>> Begin Information provided

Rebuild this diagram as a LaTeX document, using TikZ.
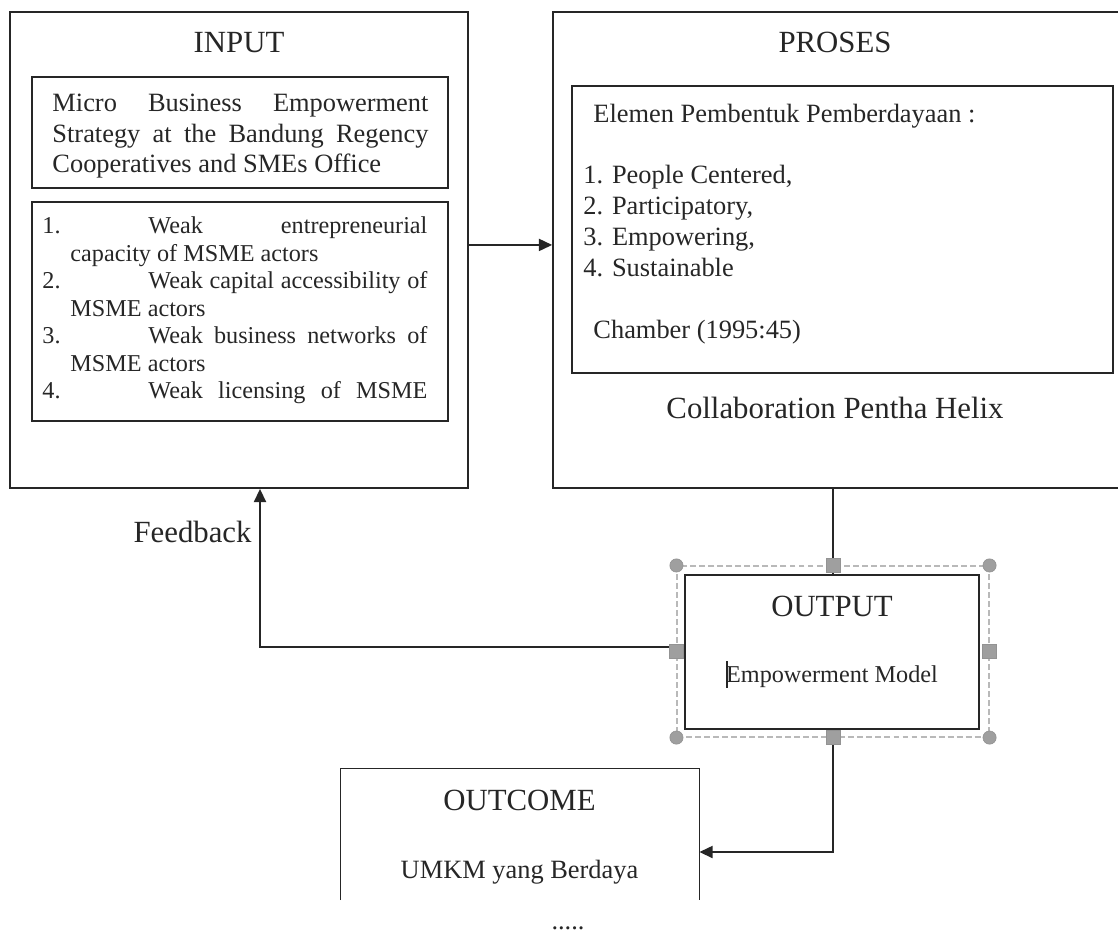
\documentclass[tikz,border=0pt]{standalone}
\usepackage{fontspec}
\setmainfont{Liberation Serif}
\usetikzlibrary{arrows.meta,fit}
\begin{document}
\begin{tikzpicture}[x=0.4545pt,y=-0.4545pt,
  box/.style={draw=black!85, line width=0.8pt, inner sep=0pt},
  hull/.style={inner sep=0pt},
  ttl/.style={font=\fontsize{14}{16}\selectfont, anchor=base, inner sep=0pt, text=black!85},
  body/.style={font=\fontsize{12}{14}\selectfont, anchor=base west, inner sep=0pt, text=black!85},
  lst/.style={font=\fontsize{11}{13}\selectfont, anchor=base west, inner sep=0pt, text=black!85},
  conn/.style={draw=black!85, line width=0.8pt},
  arr/.style={conn, -{Triangle[length=6pt,width=5.5pt]}},
  hsq/.style={rectangle, fill=gray!75, draw=gray!85, line width=0.3pt, minimum size=6.2pt, inner sep=0pt},
  hcirc/.style={circle, fill=gray!75, draw=gray!85, line width=0.3pt, minimum size=6pt, inner sep=0pt},
  selframe/.style={draw=gray!55, dash pattern=on 2.7pt off 1.4pt, line width=0.5pt, inner sep=0pt}
]
\useasboundingbox (0,0) rectangle (1118,938);
\clip (0,0) rectangle (1118,938);

% boxes
\node[box, fit={(10,12) (468,488)}] (input) {};
\node[box, fit={(32,77) (448,188)}] (strat) {};
\node[box, fit={(32,202) (448,421)}] (weak) {};
\node[box, fit={(553,12) (1124,488)}] (proses) {};
\node[box, fit={(572,86) (1113,373)}] (elemen) {};
\node[box, fit={(685,575) (979,729)}] (output) {};
\node[selframe, fit={(677,566) (989,737)}] (frame) {};
\node[hull, fit={(341,769) (699,935)}] (outcome) {};
\draw[conn] (outcome.north west |- 0,900) -- (outcome.north west) -- (outcome.north east) -- (outcome.north east |- 0,900);

% INPUT texts
\node[ttl] (tin) at (239,52) {INPUT};
\node[body] (s1) at (52,111) {\makebox[170.9pt][s]{Micro Business Empowerment}};
\node[body] (s2) at (52,142) {\makebox[170.9pt][s]{Strategy at the Bandung Regency}};
\node[body] (s3) at (52,172) {Cooperatives and SMEs Office};

\node[lst] (n1) at (42,233) {1.};
\node[lst] (w1) at (148,233) {\makebox[126.8pt][s]{Weak entrepreneurial}};
\node[lst] (w1b) at (70,261) {capacity of MSME actors};
\node[lst] (n2) at (42,288) {2.};
\node[lst] (w2) at (148,288) {\makebox[126.8pt][s]{Weak capital accessibility of}};
\node[lst] (w2b) at (70,316) {MSME actors};
\node[lst] (n3) at (42,343) {3.};
\node[lst] (w3) at (148,343) {\makebox[126.8pt][s]{Weak business networks of}};
\node[lst] (w3b) at (70,371) {MSME actors};
\node[lst] (n4) at (42,398) {4.};
\node[lst] (w4) at (148,398) {\makebox[126.8pt][s]{Weak licensing of MSME}};

% PROSES texts
\node[ttl] (tpr) at (835,52) {PROSES};
\node[body] (e0) at (593,122) {Elemen Pembentuk Pemberdayaan :};
\node[body] (e1) at (583,183) {1. People Centered,};
\node[body] (e2) at (583,214) {2. Participatory,};
\node[body] (e3) at (583,245) {3. Empowering,};
\node[body] (e4) at (583,276) {4. Sustainable};
\node[body] (ech) at (593,338) {Chamber (1995:45)};
\node[ttl] (collab) at (835,418) {Collaboration Pentha Helix};

% OUTPUT texts
\node[ttl] (tout) at (832,616) {OUTPUT};
\node[lst, anchor=base] (em) at (832,682) {Empowerment Model};
\draw[line width=0.5pt, black!85] (727,661) -- (727,688);

% OUTCOME texts
\node[ttl] (toc) at (519.5,810) {OUTCOME};
\node[body, anchor=base] (umkm) at (519.5,878) {UMKM yang Berdaya};

% Feedback label and dots
\node[ttl, anchor=base east] (fb) at (252,542) {Feedback};
\node[body, anchor=base] (dots) at (568,929) {.....};

% connectors
\draw[arr] ([yshift=2.3pt]input.east) -- ([yshift=2.3pt]proses.west);
\coordinate (fbx) at (260,647);
\draw[arr] (output.west |- fbx) -- (fbx) -- (fbx |- input.south);
\draw[conn] (frame.north |- proses.south) -- (frame.north |- output.north);
\draw[arr] (frame.south) |- (outcome.east);

% selection handles
\node[hcirc] (h1) at (frame.north west) {};
\node[hcirc] (h2) at (frame.north east) {};
\node[hcirc] (h3) at (frame.south west) {};
\node[hcirc] (h4) at (frame.south east) {};
\node[hsq] (h5) at (frame.north) {};
\node[hsq] (h6) at (frame.south) {};
\node[hsq] (h7) at (frame.west) {};
\node[hsq] (h8) at (frame.east) {};
\end{tikzpicture}
\end{document}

>> End Information provided

-- The exercise --
Return the material exactly as given, apart from the pictures.

-- Response --
Rebuild this diagram as a LaTeX document, using TikZ.
\documentclass[tikz,border=0pt]{standalone}
\usepackage{fontspec}
\setmainfont{Liberation Serif}
\usetikzlibrary{arrows.meta,fit}
\begin{document}
\begin{tikzpicture}[x=0.4545pt,y=-0.4545pt,
  box/.style={draw=black!85, line width=0.8pt, inner sep=0pt},
  hull/.style={inner sep=0pt},
  ttl/.style={font=\fontsize{14}{16}\selectfont, anchor=base, inner sep=0pt, text=black!85},
  body/.style={font=\fontsize{12}{14}\selectfont, anchor=base west, inner sep=0pt, text=black!85},
  lst/.style={font=\fontsize{11}{13}\selectfont, anchor=base west, inner sep=0pt, text=black!85},
  conn/.style={draw=black!85, line width=0.8pt},
  arr/.style={conn, -{Triangle[length=6pt,width=5.5pt]}},
  hsq/.style={rectangle, fill=gray!75, draw=gray!85, line width=0.3pt, minimum size=6.2pt, inner sep=0pt},
  hcirc/.style={circle, fill=gray!75, draw=gray!85, line width=0.3pt, minimum size=6pt, inner sep=0pt},
  selframe/.style={draw=gray!55, dash pattern=on 2.7pt off 1.4pt, line width=0.5pt, inner sep=0pt}
]
\useasboundingbox (0,0) rectangle (1118,938);
\clip (0,0) rectangle (1118,938);

% boxes
\node[box, fit={(10,12) (468,488)}] (input) {};
\node[box, fit={(32,77) (448,188)}] (strat) {};
\node[box, fit={(32,202) (448,421)}] (weak) {};
\node[box, fit={(553,12) (1124,488)}] (proses) {};
\node[box, fit={(572,86) (1113,373)}] (elemen) {};
\node[box, fit={(685,575) (979,729)}] (output) {};
\node[selframe, fit={(677,566) (989,737)}] (frame) {};
\node[hull, fit={(341,769) (699,935)}] (outcome) {};
\draw[conn] (outcome.north west |- 0,900) -- (outcome.north west) -- (outcome.north east) -- (outcome.north east |- 0,900);

% INPUT texts
\node[ttl] (tin) at (239,52) {INPUT};
\node[body] (s1) at (52,111) {\makebox[170.9pt][s]{Micro Business Empowerment}};
\node[body] (s2) at (52,142) {\makebox[170.9pt][s]{Strategy at the Bandung Regency}};
\node[body] (s3) at (52,172) {Cooperatives and SMEs Office};

\node[lst] (n1) at (42,233) {1.};
\node[lst] (w1) at (148,233) {\makebox[126.8pt][s]{Weak entrepreneurial}};
\node[lst] (w1b) at (70,261) {capacity of MSME actors};
\node[lst] (n2) at (42,288) {2.};
\node[lst] (w2) at (148,288) {\makebox[126.8pt][s]{Weak capital accessibility of}};
\node[lst] (w2b) at (70,316) {MSME actors};
\node[lst] (n3) at (42,343) {3.};
\node[lst] (w3) at (148,343) {\makebox[126.8pt][s]{Weak business networks of}};
\node[lst] (w3b) at (70,371) {MSME actors};
\node[lst] (n4) at (42,398) {4.};
\node[lst] (w4) at (148,398) {\makebox[126.8pt][s]{Weak licensing of MSME}};

% PROSES texts
\node[ttl] (tpr) at (835,52) {PROSES};
\node[body] (e0) at (593,122) {Elemen Pembentuk Pemberdayaan :};
\node[body] (e1) at (583,183) {1. People Centered,};
\node[body] (e2) at (583,214) {2. Participatory,};
\node[body] (e3) at (583,245) {3. Empowering,};
\node[body] (e4) at (583,276) {4. Sustainable};
\node[body] (ech) at (593,338) {Chamber (1995:45)};
\node[ttl] (collab) at (835,418) {Collaboration Pentha Helix};

% OUTPUT texts
\node[ttl] (tout) at (832,616) {OUTPUT};
\node[lst, anchor=base] (em) at (832,682) {Empowerment Model};
\draw[line width=0.5pt, black!85] (727,661) -- (727,688);

% OUTCOME texts
\node[ttl] (toc) at (519.5,810) {OUTCOME};
\node[body, anchor=base] (umkm) at (519.5,878) {UMKM yang Berdaya};

% Feedback label and dots
\node[ttl, anchor=base east] (fb) at (252,542) {Feedback};
\node[body, anchor=base] (dots) at (568,929) {.....};

% connectors
\draw[arr] ([yshift=2.3pt]input.east) -- ([yshift=2.3pt]proses.west);
\coordinate (fbx) at (260,647);
\draw[arr] (output.west |- fbx) -- (fbx) -- (fbx |- input.south);
\draw[conn] (frame.north |- proses.south) -- (frame.north |- output.north);
\draw[arr] (frame.south) |- (outcome.east);

% selection handles
\node[hcirc] (h1) at (frame.north west) {};
\node[hcirc] (h2) at (frame.north east) {};
\node[hcirc] (h3) at (frame.south west) {};
\node[hcirc] (h4) at (frame.south east) {};
\node[hsq] (h5) at (frame.north) {};
\node[hsq] (h6) at (frame.south) {};
\node[hsq] (h7) at (frame.west) {};
\node[hsq] (h8) at (frame.east) {};
\end{tikzpicture}
\end{document}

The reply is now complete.